--- start Available data ---
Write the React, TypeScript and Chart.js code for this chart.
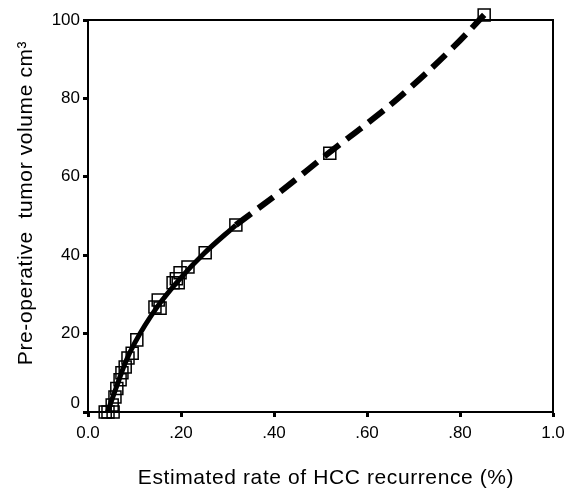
import React, { useEffect, useRef } from "react";
import { Chart, registerables } from "chart.js";

Chart.register(...registerables);

// Observed patients: estimated recurrence rate (fraction) vs. tumor volume (cm3)
const pointRates = [
  0.037, 0.043, 0.054, 0.052, 0.058, 0.062, 0.069, 0.073, 0.08, 0.086, 0.095, 0.105,
  0.144, 0.151, 0.155, 0.183, 0.19, 0.194, 0.198, 0.215, 0.252, 0.318, 0.52, 0.852,
];
const pointVolumes = [
  0, 0, 0, 1.8, 3.8, 6, 8.2, 10, 11.5, 13.8, 15, 18.4,
  26.8, 28.6, 26.5, 33, 34, 33, 35.5, 37, 40.6, 47.7, 66, 101.3,
];

// Fitted curve, solid part (within observed data range)
const solidRates = [0.042, 0.06, 0.08, 0.1, 0.15, 0.2, 0.25, 0.318];
const solidVolumes = [0, 6, 12.5, 17.5, 27, 34.3, 40.5, 47.7];

// Fitted curve, dashed (extrapolated) part
const dashRates = [0.318, 0.42, 0.52, 0.61, 0.686, 0.785, 0.852];
const dashVolumes = [47.7, 56.8, 66.3, 74.5, 82, 93, 101.3];

const xTickValues = [0, 0.2, 0.4, 0.6, 0.8, 1.0];
const xTickLabels = ["0.0", ".20", ".40", ".60", ".80", "1.0"];
const yTickValues = [0, 20, 40, 60, 80, 100];

const xTitle = "Estimated rate of HCC recurrence (%)";
const yTitle = "Pre-operative  tumor volume cm\u00B3";

const FONT = "'Liberation Sans', Arial, Helvetica, sans-serif";

const zip = (xs: number[], ys: number[]) => xs.map((x, i) => ({ x, y: ys[i] }));

export default function App() {
  const ref = useRef<HTMLCanvasElement | null>(null);

  useEffect(() => {
    document.body.style.margin = "0";
    const canvas = ref.current;
    if (!canvas) return;

    const framePlugin = {
      id: "frame",
      afterDraw(chart: any) {
        const { ctx, chartArea } = chart;
        ctx.save();
        ctx.strokeStyle = "#000";
        ctx.lineWidth = 2;
        ctx.strokeRect(chartArea.left, chartArea.top, chartArea.right - chartArea.left, chartArea.bottom - chartArea.top);
        ctx.fillStyle = "#000";
        // the zero label of the y axis sits slightly above the axis line
        ctx.font = `17px ${FONT}`;
        ctx.textAlign = "right";
        ctx.textBaseline = "middle";
        ctx.fillText(String(yTickValues[0]), chartArea.left - 8, chartArea.bottom - 9);
        // axis titles
        ctx.font = `21px ${FONT}`;
        (ctx as any).letterSpacing = "0.6px";
        ctx.textAlign = "center";
        ctx.fillText(xTitle, 326, 478);
        ctx.translate(26, 203);
        ctx.rotate(-Math.PI / 2);
        ctx.fillText(yTitle, 0, 0);
        ctx.restore();
      },
    };

    const chart = new Chart(canvas, {
      type: "scatter",
      data: {
        datasets: [
          {
            type: "line",
            data: zip(solidRates, solidVolumes),
            borderColor: "#000",
            borderWidth: 5,
            pointRadius: 0,
            cubicInterpolationMode: "monotone",
            fill: false,
            clip: false,
          } as any,
          {
            type: "line",
            data: zip(dashRates, dashVolumes),
            borderColor: "#000",
            borderWidth: 6,
            borderDash: [19, 9],
            pointRadius: 0,
            tension: 0.4,
            fill: false,
            clip: false,
          } as any,
          {
            data: zip(pointRates, pointVolumes),
            pointStyle: "rect",
            pointRadius: 8.5,
            pointBorderWidth: 1.5,
            borderColor: "#000",
            backgroundColor: "rgba(0,0,0,0)",
            pointBackgroundColor: "rgba(0,0,0,0)",
            showLine: false,
            clip: false,
          } as any,
        ],
      },
      options: {
        animation: false,
        responsive: false,
        maintainAspectRatio: false,
        layout: { padding: { top: 20, right: 0, left: 0, bottom: 0 } },
        plugins: { legend: { display: false }, tooltip: { enabled: false }, title: { display: false } },
        scales: {
          x: {
            type: "linear",
            min: 0,
            max: 1,
            afterFit: (s: any) => { s.height = 82; s.paddingRight = 11; s.paddingLeft = 0; },
            afterBuildTicks: (s: any) => { s.ticks = xTickValues.map((v) => ({ value: v })); },
            ticks: {
              color: "#000",
              font: { family: FONT, size: 17 },
              padding: 6,
              maxRotation: 0,
              autoSkip: false,
              callback: (v: any) => {
                const i = xTickValues.findIndex((t) => Math.abs(t - v) < 1e-9);
                return i >= 0 ? xTickLabels[i] : "";
              },
            },
            grid: { display: true, drawOnChartArea: false, tickLength: 5, tickWidth: 3, tickColor: "#000" },
            border: { display: true, color: "#000", width: 2 },
          },
          y: {
            type: "linear",
            min: 0,
            max: 100,
            afterFit: (s: any) => { s.width = 88; s.paddingTop = 0; s.paddingBottom = 0; },
            afterBuildTicks: (s: any) => { s.ticks = yTickValues.map((v) => ({ value: v })); },
            ticks: {
              color: "#000",
              font: { family: FONT, size: 17 },
              padding: 3,
              autoSkip: false,
              callback: (v: any) => (v === yTickValues[0] ? "" : String(v)),
            },
            grid: { display: true, drawOnChartArea: false, tickLength: 5, tickWidth: 3, tickColor: "#000" },
            border: { display: true, color: "#000", width: 2 },
          },
        },
      } as any,
      plugins: [framePlugin],
    });

    return () => chart.destroy();
  }, []);

  return (
    <div style={{ position: "absolute", left: 0, top: 0, width: 564, height: 494, background: "#fff" }}>
      <canvas ref={ref} width={564} height={494} style={{ width: 564, height: 494, display: "block" }} />
    </div>
  );
}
--- end Available data ---
> _Brief_
Your task is to reproduce all of the material exactly. The pictures stay out.

> _Answer to this problem_
Write the React, TypeScript and Chart.js code for this chart.
import React, { useEffect, useRef } from "react";
import { Chart, registerables } from "chart.js";

Chart.register(...registerables);

// Observed patients: estimated recurrence rate (fraction) vs. tumor volume (cm3)
const pointRates = [
  0.037, 0.043, 0.054, 0.052, 0.058, 0.062, 0.069, 0.073, 0.08, 0.086, 0.095, 0.105,
  0.144, 0.151, 0.155, 0.183, 0.19, 0.194, 0.198, 0.215, 0.252, 0.318, 0.52, 0.852,
];
const pointVolumes = [
  0, 0, 0, 1.8, 3.8, 6, 8.2, 10, 11.5, 13.8, 15, 18.4,
  26.8, 28.6, 26.5, 33, 34, 33, 35.5, 37, 40.6, 47.7, 66, 101.3,
];

// Fitted curve, solid part (within observed data range)
const solidRates = [0.042, 0.06, 0.08, 0.1, 0.15, 0.2, 0.25, 0.318];
const solidVolumes = [0, 6, 12.5, 17.5, 27, 34.3, 40.5, 47.7];

// Fitted curve, dashed (extrapolated) part
const dashRates = [0.318, 0.42, 0.52, 0.61, 0.686, 0.785, 0.852];
const dashVolumes = [47.7, 56.8, 66.3, 74.5, 82, 93, 101.3];

const xTickValues = [0, 0.2, 0.4, 0.6, 0.8, 1.0];
const xTickLabels = ["0.0", ".20", ".40", ".60", ".80", "1.0"];
const yTickValues = [0, 20, 40, 60, 80, 100];

const xTitle = "Estimated rate of HCC recurrence (%)";
const yTitle = "Pre-operative  tumor volume cm\u00B3";

const FONT = "'Liberation Sans', Arial, Helvetica, sans-serif";

const zip = (xs: number[], ys: number[]) => xs.map((x, i) => ({ x, y: ys[i] }));

export default function App() {
  const ref = useRef<HTMLCanvasElement | null>(null);

  useEffect(() => {
    document.body.style.margin = "0";
    const canvas = ref.current;
    if (!canvas) return;

    const framePlugin = {
      id: "frame",
      afterDraw(chart: any) {
        const { ctx, chartArea } = chart;
        ctx.save();
        ctx.strokeStyle = "#000";
        ctx.lineWidth = 2;
        ctx.strokeRect(chartArea.left, chartArea.top, chartArea.right - chartArea.left, chartArea.bottom - chartArea.top);
        ctx.fillStyle = "#000";
        // the zero label of the y axis sits slightly above the axis line
        ctx.font = `17px ${FONT}`;
        ctx.textAlign = "right";
        ctx.textBaseline = "middle";
        ctx.fillText(String(yTickValues[0]), chartArea.left - 8, chartArea.bottom - 9);
        // axis titles
        ctx.font = `21px ${FONT}`;
        (ctx as any).letterSpacing = "0.6px";
        ctx.textAlign = "center";
        ctx.fillText(xTitle, 326, 478);
        ctx.translate(26, 203);
        ctx.rotate(-Math.PI / 2);
        ctx.fillText(yTitle, 0, 0);
        ctx.restore();
      },
    };

    const chart = new Chart(canvas, {
      type: "scatter",
      data: {
        datasets: [
          {
            type: "line",
            data: zip(solidRates, solidVolumes),
            borderColor: "#000",
            borderWidth: 5,
            pointRadius: 0,
            cubicInterpolationMode: "monotone",
            fill: false,
            clip: false,
          } as any,
          {
            type: "line",
            data: zip(dashRates, dashVolumes),
            borderColor: "#000",
            borderWidth: 6,
            borderDash: [19, 9],
            pointRadius: 0,
            tension: 0.4,
            fill: false,
            clip: false,
          } as any,
          {
            data: zip(pointRates, pointVolumes),
            pointStyle: "rect",
            pointRadius: 8.5,
            pointBorderWidth: 1.5,
            borderColor: "#000",
            backgroundColor: "rgba(0,0,0,0)",
            pointBackgroundColor: "rgba(0,0,0,0)",
            showLine: false,
            clip: false,
          } as any,
        ],
      },
      options: {
        animation: false,
        responsive: false,
        maintainAspectRatio: false,
        layout: { padding: { top: 20, right: 0, left: 0, bottom: 0 } },
        plugins: { legend: { display: false }, tooltip: { enabled: false }, title: { display: false } },
        scales: {
          x: {
            type: "linear",
            min: 0,
            max: 1,
            afterFit: (s: any) => { s.height = 82; s.paddingRight = 11; s.paddingLeft = 0; },
            afterBuildTicks: (s: any) => { s.ticks = xTickValues.map((v) => ({ value: v })); },
            ticks: {
              color: "#000",
              font: { family: FONT, size: 17 },
              padding: 6,
              maxRotation: 0,
              autoSkip: false,
              callback: (v: any) => {
                const i = xTickValues.findIndex((t) => Math.abs(t - v) < 1e-9);
                return i >= 0 ? xTickLabels[i] : "";
              },
            },
            grid: { display: true, drawOnChartArea: false, tickLength: 5, tickWidth: 3, tickColor: "#000" },
            border: { display: true, color: "#000", width: 2 },
          },
          y: {
            type: "linear",
            min: 0,
            max: 100,
            afterFit: (s: any) => { s.width = 88; s.paddingTop = 0; s.paddingBottom = 0; },
            afterBuildTicks: (s: any) => { s.ticks = yTickValues.map((v) => ({ value: v })); },
            ticks: {
              color: "#000",
              font: { family: FONT, size: 17 },
              padding: 3,
              autoSkip: false,
              callback: (v: any) => (v === yTickValues[0] ? "" : String(v)),
            },
            grid: { display: true, drawOnChartArea: false, tickLength: 5, tickWidth: 3, tickColor: "#000" },
            border: { display: true, color: "#000", width: 2 },
          },
        },
      } as any,
      plugins: [framePlugin],
    });

    return () => chart.destroy();
  }, []);

  return (
    <div style={{ position: "absolute", left: 0, top: 0, width: 564, height: 494, background: "#fff" }}>
      <canvas ref={ref} width={564} height={494} style={{ width: 564, height: 494, display: "block" }} />
    </div>
  );
}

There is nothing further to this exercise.